Editorial Department.

THE NEXT ANNUAL MEETING OF THE AMERICAN PHARMACEUTICAL ASSOCIATION, which will convene at Kansas City, August 23d, promises to be very largely attended, not only from the Western States, but on account of the low railroad fares at present prevailing a large number of delegates and members from the Atlantic States will undertake the journey. The round trip from New York, Philadelphia and farther south will not exceed in cost $28. Two routes have been selected, one passing by way of Niagara Falls through Canada, the other through Washington City, along the Potomac and crossing the Alleghenies into the Ohio Valley, stopping over night at the Grand Hotel, Cincinnati, and over Sunday at the Southern Hotel, St. Louis. The various lines between St. Louis and Kansas City offer very low fares, and special accommodations have been offered by the Chicago and Alton Railroad, both from Chicago and St. Louis. Reclining chairs will be provided for all who, going by way of Chicago, will notify Mr. R. H. Cowdrey, of that city, and those going by way of St. Louis notify the Permanent Secretary. These trains are also provided with hotel cars. The fare for the round trip between Chicago and St. Louis will not exceed $10. Particulars concerning the reduction secured by the Local Secretary, Mr. William T. Ford, may be obtained by addressing him; these reductions from the regular fares apply to all, or nearly all, the railroads west of the Alleghenies, and are secured for the return trip upon a certificate from the Local Secretary.

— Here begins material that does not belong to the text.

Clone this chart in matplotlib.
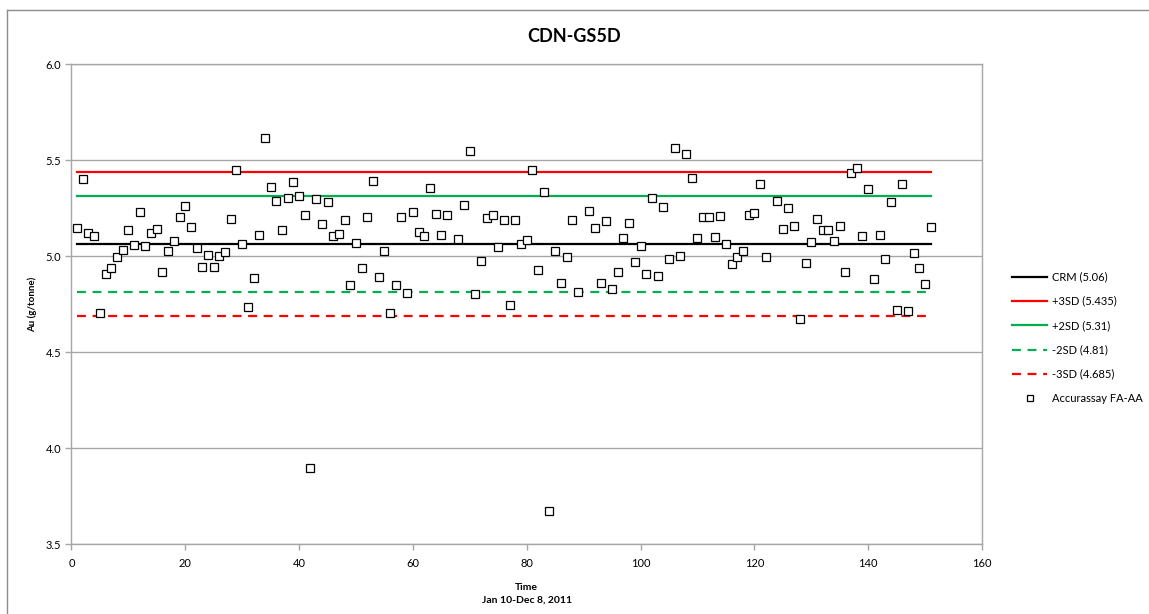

This will be the second time the Association will meet in the Mississippi Valley. Since the very successful meeting in St. Louis, in 1871, ten years have elapsed, and the Association, very properly, enters upon new territory, several hundred miles further west, to hold its meeting on the western border of Missouri; and with the view of invading still farther western territory, the Kansas Pharmaceutical Association delegated Messrs. Robert J. Brown, of Leavenworth and George Lets, of Lawrence, to arrange an excursion which is to take place after adjournment. The route of this excursion will be through Kansas, Southern Colorado and Northern New Mexico to Santa Fe, and will occupy not over ten days; the fare for the round trip, including Pullman cars, will be $30. Concerning the attractions of this excursion, we copy the following from a Western paper:

"No other locality on the Western Continent offers such inducements to an expedition of this kind as does New Mexico. In addition to the cool, bracing and invigorating air of these dry and elevated regions—which acts as nature's tonic and not only restores the invalid to health but wonderfully invigorates and rejuvenates the strong and healthy—there is here found a vast region which is almost a terra incognito to science. The vegetable productions of New Mexico are peculiar and strongly marked, the dryness of the climate giving greater aroma and pungency to plants than is found elsewhere, and producing a large number of strikingly original forms of vegetation. There are in these mountains and elevated valleys many plants and herbs supposed to possess wonderful medical virtues which are unknown to the medical fraternity, and we shall look for some valuable discoveries to be made by the botanists, chemists and other scientists of the expedition. (What a joke: the good pharmacists would have stayed at the La Fonda Hotel on the Plaza in Santa Fe, bought some trinkets from the Pueblo Indians in front of the Palace of the Governors, maybe visited an Anasazi ruin, and no-one (least of all the railroad "chaperones") would have had the knowledge to take them up the Acequia Madre to talk to some curanderas or médicas, filled with knowledge the PH.G.s could have REALLY used. Ah well.—MM)

"New Mexico is at once the oldest and the newest region of America and is peculiarly the land of wonders. Here are found the latest and fullest remnants of the wonderful Aztec and Toltec civilization, the ruins of their ancient cities offering an inexhaustible field of research to the archaeologist and of speculation to the thoughtful student of history. Long ere the white man had planted settlements even at Plymouth Rock and Jamestown, the Spanish Jesuits had commenced building churches among the Indians of this region, some of the oldest buildings on the continent being still standing in excellent preservation. It was from New Mexico that Coronado started on his wonderful expedition, in the year 1543, in search of the seven fabled cities of Cibola, and the details of the historians of his great march show that even then the Spaniards had made a permanent lodgment and considerable progress in settling this region. Here, too, may now be seen the civilization of centuries ago, the forked stick plow and the most primitive methods of working and living.

"The mineral productions of New Mexico are well known to be varied and include many rare varieties and unique specimens."


The American Journal of Pharmacy, Vol. 53, 1881, was edited by John M. Maisch.